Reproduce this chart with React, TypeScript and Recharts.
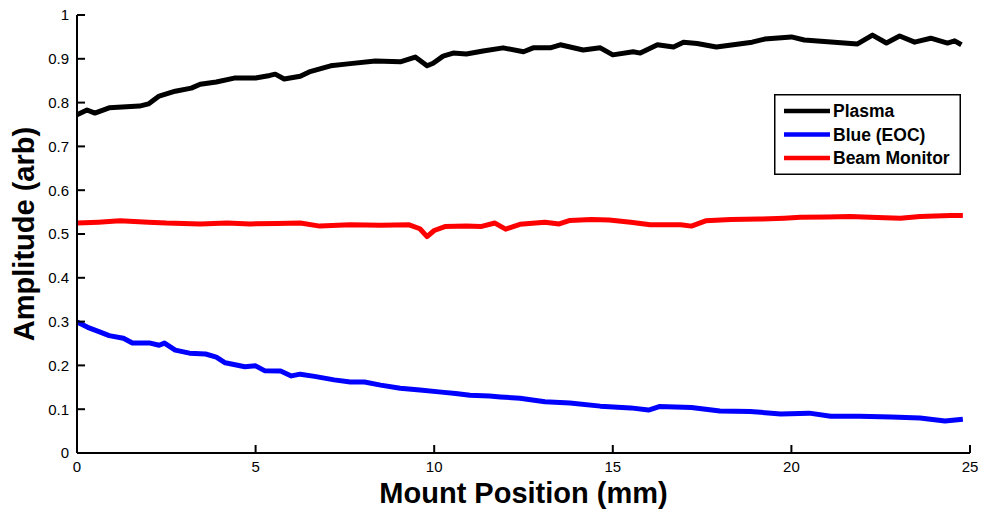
import React from 'react';
import { LineChart, Line, XAxis, YAxis, Legend, Label } from 'recharts';

// Mount position (mm) and amplitudes
const plasmaX = [0, 0.28, 0.5, 0.9, 1.75, 2.0, 2.3, 2.75, 3.2, 3.45, 3.9, 4.4, 5.0, 5.4, 5.55, 5.8, 6.25, 6.5, 7.1, 7.65, 8.35, 9.05, 9.47, 9.8, 9.97, 10.25, 10.53, 10.9, 11.37, 11.93, 12.5, 12.77, 13.25, 13.53, 14.17, 14.65, 15.0, 15.57, 15.77, 16.25, 16.7, 16.98, 17.36, 17.9, 18.9, 19.25, 20.0, 20.36, 21.2, 21.85, 22.27, 22.66, 23.03, 23.45, 23.9, 24.37, 24.57, 24.76];
const plasmaY = [0.772, 0.783, 0.776, 0.788, 0.792, 0.797, 0.815, 0.826, 0.833, 0.842, 0.847, 0.856, 0.856, 0.862, 0.865, 0.854, 0.860, 0.870, 0.884, 0.889, 0.895, 0.893, 0.904, 0.884, 0.890, 0.906, 0.913, 0.911, 0.918, 0.925, 0.916, 0.925, 0.925, 0.932, 0.920, 0.925, 0.909, 0.916, 0.913, 0.932, 0.927, 0.938, 0.935, 0.927, 0.938, 0.945, 0.950, 0.943, 0.938, 0.934, 0.954, 0.936, 0.952, 0.938, 0.947, 0.936, 0.941, 0.932];

const blueX = [0, 0.3, 0.65, 0.9, 1.3, 1.55, 2.05, 2.3, 2.45, 2.75, 3.15, 3.6, 3.9, 4.15, 4.7, 5.0, 5.25, 5.7, 6.0, 6.25, 6.65, 7.2, 7.65, 8.05, 8.5, 9.05, 9.6, 10.2, 10.6, 11.0, 11.55, 11.85, 12.4, 13.1, 13.8, 14.65, 15.5, 16.0, 16.3, 17.2, 18.0, 18.85, 19.7, 20.5, 21.1, 21.9, 22.8, 23.6, 24.3, 24.8];
const blueY = [0.299, 0.287, 0.276, 0.268, 0.262, 0.251, 0.251, 0.246, 0.251, 0.235, 0.228, 0.226, 0.219, 0.206, 0.197, 0.199, 0.188, 0.187, 0.176, 0.180, 0.175, 0.167, 0.162, 0.162, 0.155, 0.148, 0.144, 0.139, 0.136, 0.132, 0.130, 0.128, 0.125, 0.117, 0.114, 0.107, 0.103, 0.098, 0.106, 0.104, 0.096, 0.095, 0.089, 0.091, 0.084, 0.084, 0.082, 0.080, 0.073, 0.077];

const beamX = [0, 0.6, 1.2, 2.0, 2.5, 3.45, 4.2, 4.85, 5.6, 6.25, 6.8, 7.65, 8.5, 9.3, 9.6, 9.8, 10.0, 10.3, 10.9, 11.3, 11.7, 12.0, 12.4, 13.1, 13.5, 13.8, 14.4, 14.9, 15.5, 16.05, 16.9, 17.2, 17.6, 18.3, 19.1, 19.8, 20.25, 21.0, 21.65, 22.2, 23.05, 23.6, 24.45, 24.8];
const beamY = [0.525, 0.527, 0.530, 0.527, 0.525, 0.523, 0.525, 0.523, 0.524, 0.525, 0.518, 0.521, 0.520, 0.521, 0.512, 0.494, 0.508, 0.517, 0.518, 0.517, 0.525, 0.511, 0.522, 0.527, 0.523, 0.531, 0.533, 0.532, 0.527, 0.521, 0.521, 0.518, 0.530, 0.533, 0.534, 0.536, 0.538, 0.539, 0.540, 0.538, 0.536, 0.540, 0.542, 0.542];

const xTicks = [0, 5, 10, 15, 20, 25];
const yTicks = [0, 0.1, 0.2, 0.3, 0.4, 0.5, 0.6, 0.7, 0.8, 0.9, 1];
const seriesNames = ['Plasma', 'Blue (EOC)', 'Beam Monitor'];
const seriesColors = ['#000000', '#0000ff', '#ff0000'];
const xTitle = 'Mount Position (mm)';
const yTitle = 'Amplitude (arb)';

const toRows = (xs: number[], ys: number[]) => xs.map((x, i) => ({ x, y: ys[i] }));
const seriesData = [toRows(plasmaX, plasmaY), toRows(blueX, blueY), toRows(beamX, beamY)];

const FONT = '"Liberation Sans", Arial, Helvetica, sans-serif';

const YTick = (props: any) => {
  const { x, y, payload } = props;
  return (
    <g>
      <line x1={x + 8} x2={x + 16} y1={y} y2={y} stroke="#000" strokeWidth={2} />
      <text x={x} y={y} dy="0.36em" textAnchor="end" fontFamily={FONT} fontSize={15} fill="#000">
        {String(Math.round(payload.value * 10) / 10)}
      </text>
    </g>
  );
};

const XTick = (props: any) => {
  const { x, y, payload } = props;
  return (
    <g>
      <line x1={x} x2={x} y1={y - 8} y2={y - 16} stroke="#000" strokeWidth={2} />
      <text x={x} y={y} dy="0.71em" textAnchor="middle" fontFamily={FONT} fontSize={15} fill="#000">
        {String(payload.value)}
      </text>
    </g>
  );
};

const LegendBox = () => (
  <svg width={187} height={81} style={{ display: 'block' }}>
    <rect x={0.75} y={0.75} width={185.5} height={79.5} fill="#fff" stroke="#000" strokeWidth={1.5} />
    {seriesNames.map((name, i) => {
      const cy = 17 + i * 23.5;
      return (
        <g key={name}>
          <line x1={10} x2={56} y1={cy} y2={cy} stroke={seriesColors[i]} strokeWidth={4.5} />
          <text x={59} y={cy} dy="0.36em" fontFamily={FONT} fontWeight="bold" fontSize={17.5} fill="#000">
            {name}
          </text>
        </g>
      );
    })}
  </svg>
);

export default function App() {
  return (
    <div style={{ position: 'absolute', left: 0, top: 0, width: 984, height: 512, background: '#fff' }}>
      <LineChart width={984} height={512} margin={{ top: 15, right: 14, left: 0, bottom: 0 }}>
        <XAxis
          type="number"
          dataKey="x"
          domain={[0, 25]}
          ticks={xTicks}
          allowDataOverflow
          height={59}
          tickSize={0}
          tickMargin={8}
          tick={<XTick />}
          axisLine={{ stroke: '#000', strokeWidth: 2 }}
        >
          <Label
            content={(p: any) => {
              const vb = p.viewBox;
              return (
                <text x={vb.x + vb.width / 2} y={503} textAnchor="middle" fontFamily={FONT} fontWeight="bold" fontSize={29} fill="#000">
                  {xTitle}
                </text>
              );
            }}
          />
        </XAxis>
        <YAxis
          type="number"
          domain={[0, 1]}
          ticks={yTicks}
          allowDataOverflow
          width={77}
          tickSize={0}
          tickMargin={8}
          tick={<YTick />}
          axisLine={{ stroke: '#000', strokeWidth: 2 }}
        >
          <Label
            content={(p: any) => {
              const vb = p.viewBox;
              const cy = vb.y + vb.height / 2;
              return (
                <text x={34} y={cy} transform={`rotate(-90, 34, ${cy})`} textAnchor="middle" fontFamily={FONT} fontWeight="bold" fontSize={29} fill="#000">
                  {yTitle}
                </text>
              );
            }}
          />
        </YAxis>
        {seriesData.map((d, i) => (
          <Line
            key={seriesNames[i]}
            data={d}
            dataKey="y"
            name={seriesNames[i]}
            type="linear"
            stroke={seriesColors[i]}
            strokeWidth={5}
            dot={false}
            activeDot={false}
            isAnimationActive={false}
            strokeLinejoin="round"
          />
        ))}
        <Legend
          layout="horizontal"
          align="center"
          verticalAlign="middle"
          content={<LegendBox />}
          wrapperStyle={{ left: 774, top: 94, width: 187, height: 81, bottom: 'auto', right: 'auto' }}
        />
      </LineChart>
    </div>
  );
}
+---+
Prompt —
Skipping the pictures, transcribe each line above exactly as it appears.

Answer in full —
Reproduce this chart with React, TypeScript and Recharts.
import React from 'react';
import { LineChart, Line, XAxis, YAxis, Legend, Label } from 'recharts';

// Mount position (mm) and amplitudes
const plasmaX = [0, 0.28, 0.5, 0.9, 1.75, 2.0, 2.3, 2.75, 3.2, 3.45, 3.9, 4.4, 5.0, 5.4, 5.55, 5.8, 6.25, 6.5, 7.1, 7.65, 8.35, 9.05, 9.47, 9.8, 9.97, 10.25, 10.53, 10.9, 11.37, 11.93, 12.5, 12.77, 13.25, 13.53, 14.17, 14.65, 15.0, 15.57, 15.77, 16.25, 16.7, 16.98, 17.36, 17.9, 18.9, 19.25, 20.0, 20.36, 21.2, 21.85, 22.27, 22.66, 23.03, 23.45, 23.9, 24.37, 24.57, 24.76];
const plasmaY = [0.772, 0.783, 0.776, 0.788, 0.792, 0.797, 0.815, 0.826, 0.833, 0.842, 0.847, 0.856, 0.856, 0.862, 0.865, 0.854, 0.860, 0.870, 0.884, 0.889, 0.895, 0.893, 0.904, 0.884, 0.890, 0.906, 0.913, 0.911, 0.918, 0.925, 0.916, 0.925, 0.925, 0.932, 0.920, 0.925, 0.909, 0.916, 0.913, 0.932, 0.927, 0.938, 0.935, 0.927, 0.938, 0.945, 0.950, 0.943, 0.938, 0.934, 0.954, 0.936, 0.952, 0.938, 0.947, 0.936, 0.941, 0.932];

const blueX = [0, 0.3, 0.65, 0.9, 1.3, 1.55, 2.05, 2.3, 2.45, 2.75, 3.15, 3.6, 3.9, 4.15, 4.7, 5.0, 5.25, 5.7, 6.0, 6.25, 6.65, 7.2, 7.65, 8.05, 8.5, 9.05, 9.6, 10.2, 10.6, 11.0, 11.55, 11.85, 12.4, 13.1, 13.8, 14.65, 15.5, 16.0, 16.3, 17.2, 18.0, 18.85, 19.7, 20.5, 21.1, 21.9, 22.8, 23.6, 24.3, 24.8];
const blueY = [0.299, 0.287, 0.276, 0.268, 0.262, 0.251, 0.251, 0.246, 0.251, 0.235, 0.228, 0.226, 0.219, 0.206, 0.197, 0.199, 0.188, 0.187, 0.176, 0.180, 0.175, 0.167, 0.162, 0.162, 0.155, 0.148, 0.144, 0.139, 0.136, 0.132, 0.130, 0.128, 0.125, 0.117, 0.114, 0.107, 0.103, 0.098, 0.106, 0.104, 0.096, 0.095, 0.089, 0.091, 0.084, 0.084, 0.082, 0.080, 0.073, 0.077];

const beamX = [0, 0.6, 1.2, 2.0, 2.5, 3.45, 4.2, 4.85, 5.6, 6.25, 6.8, 7.65, 8.5, 9.3, 9.6, 9.8, 10.0, 10.3, 10.9, 11.3, 11.7, 12.0, 12.4, 13.1, 13.5, 13.8, 14.4, 14.9, 15.5, 16.05, 16.9, 17.2, 17.6, 18.3, 19.1, 19.8, 20.25, 21.0, 21.65, 22.2, 23.05, 23.6, 24.45, 24.8];
const beamY = [0.525, 0.527, 0.530, 0.527, 0.525, 0.523, 0.525, 0.523, 0.524, 0.525, 0.518, 0.521, 0.520, 0.521, 0.512, 0.494, 0.508, 0.517, 0.518, 0.517, 0.525, 0.511, 0.522, 0.527, 0.523, 0.531, 0.533, 0.532, 0.527, 0.521, 0.521, 0.518, 0.530, 0.533, 0.534, 0.536, 0.538, 0.539, 0.540, 0.538, 0.536, 0.540, 0.542, 0.542];

const xTicks = [0, 5, 10, 15, 20, 25];
const yTicks = [0, 0.1, 0.2, 0.3, 0.4, 0.5, 0.6, 0.7, 0.8, 0.9, 1];
const seriesNames = ['Plasma', 'Blue (EOC)', 'Beam Monitor'];
const seriesColors = ['#000000', '#0000ff', '#ff0000'];
const xTitle = 'Mount Position (mm)';
const yTitle = 'Amplitude (arb)';

const toRows = (xs: number[], ys: number[]) => xs.map((x, i) => ({ x, y: ys[i] }));
const seriesData = [toRows(plasmaX, plasmaY), toRows(blueX, blueY), toRows(beamX, beamY)];

const FONT = '"Liberation Sans", Arial, Helvetica, sans-serif';

const YTick = (props: any) => {
  const { x, y, payload } = props;
  return (
    <g>
      <line x1={x + 8} x2={x + 16} y1={y} y2={y} stroke="#000" strokeWidth={2} />
      <text x={x} y={y} dy="0.36em" textAnchor="end" fontFamily={FONT} fontSize={15} fill="#000">
        {String(Math.round(payload.value * 10) / 10)}
      </text>
    </g>
  );
};

const XTick = (props: any) => {
  const { x, y, payload } = props;
  return (
    <g>
      <line x1={x} x2={x} y1={y - 8} y2={y - 16} stroke="#000" strokeWidth={2} />
      <text x={x} y={y} dy="0.71em" textAnchor="middle" fontFamily={FONT} fontSize={15} fill="#000">
        {String(payload.value)}
      </text>
    </g>
  );
};

const LegendBox = () => (
  <svg width={187} height={81} style={{ display: 'block' }}>
    <rect x={0.75} y={0.75} width={185.5} height={79.5} fill="#fff" stroke="#000" strokeWidth={1.5} />
    {seriesNames.map((name, i) => {
      const cy = 17 + i * 23.5;
      return (
        <g key={name}>
          <line x1={10} x2={56} y1={cy} y2={cy} stroke={seriesColors[i]} strokeWidth={4.5} />
          <text x={59} y={cy} dy="0.36em" fontFamily={FONT} fontWeight="bold" fontSize={17.5} fill="#000">
            {name}
          </text>
        </g>
      );
    })}
  </svg>
);

export default function App() {
  return (
    <div style={{ position: 'absolute', left: 0, top: 0, width: 984, height: 512, background: '#fff' }}>
      <LineChart width={984} height={512} margin={{ top: 15, right: 14, left: 0, bottom: 0 }}>
        <XAxis
          type="number"
          dataKey="x"
          domain={[0, 25]}
          ticks={xTicks}
          allowDataOverflow
          height={59}
          tickSize={0}
          tickMargin={8}
          tick={<XTick />}
          axisLine={{ stroke: '#000', strokeWidth: 2 }}
        >
          <Label
            content={(p: any) => {
              const vb = p.viewBox;
              return (
                <text x={vb.x + vb.width / 2} y={503} textAnchor="middle" fontFamily={FONT} fontWeight="bold" fontSize={29} fill="#000">
                  {xTitle}
                </text>
              );
            }}
          />
        </XAxis>
        <YAxis
          type="number"
          domain={[0, 1]}
          ticks={yTicks}
          allowDataOverflow
          width={77}
          tickSize={0}
          tickMargin={8}
          tick={<YTick />}
          axisLine={{ stroke: '#000', strokeWidth: 2 }}
        >
          <Label
            content={(p: any) => {
              const vb = p.viewBox;
              const cy = vb.y + vb.height / 2;
              return (
                <text x={34} y={cy} transform={`rotate(-90, 34, ${cy})`} textAnchor="middle" fontFamily={FONT} fontWeight="bold" fontSize={29} fill="#000">
                  {yTitle}
                </text>
              );
            }}
          />
        </YAxis>
        {seriesData.map((d, i) => (
          <Line
            key={seriesNames[i]}
            data={d}
            dataKey="y"
            name={seriesNames[i]}
            type="linear"
            stroke={seriesColors[i]}
            strokeWidth={5}
            dot={false}
            activeDot={false}
            isAnimationActive={false}
            strokeLinejoin="round"
          />
        ))}
        <Legend
          layout="horizontal"
          align="center"
          verticalAlign="middle"
          content={<LegendBox />}
          wrapperStyle={{ left: 774, top: 94, width: 187, height: 81, bottom: 'auto', right: 'auto' }}
        />
      </LineChart>
    </div>
  );
}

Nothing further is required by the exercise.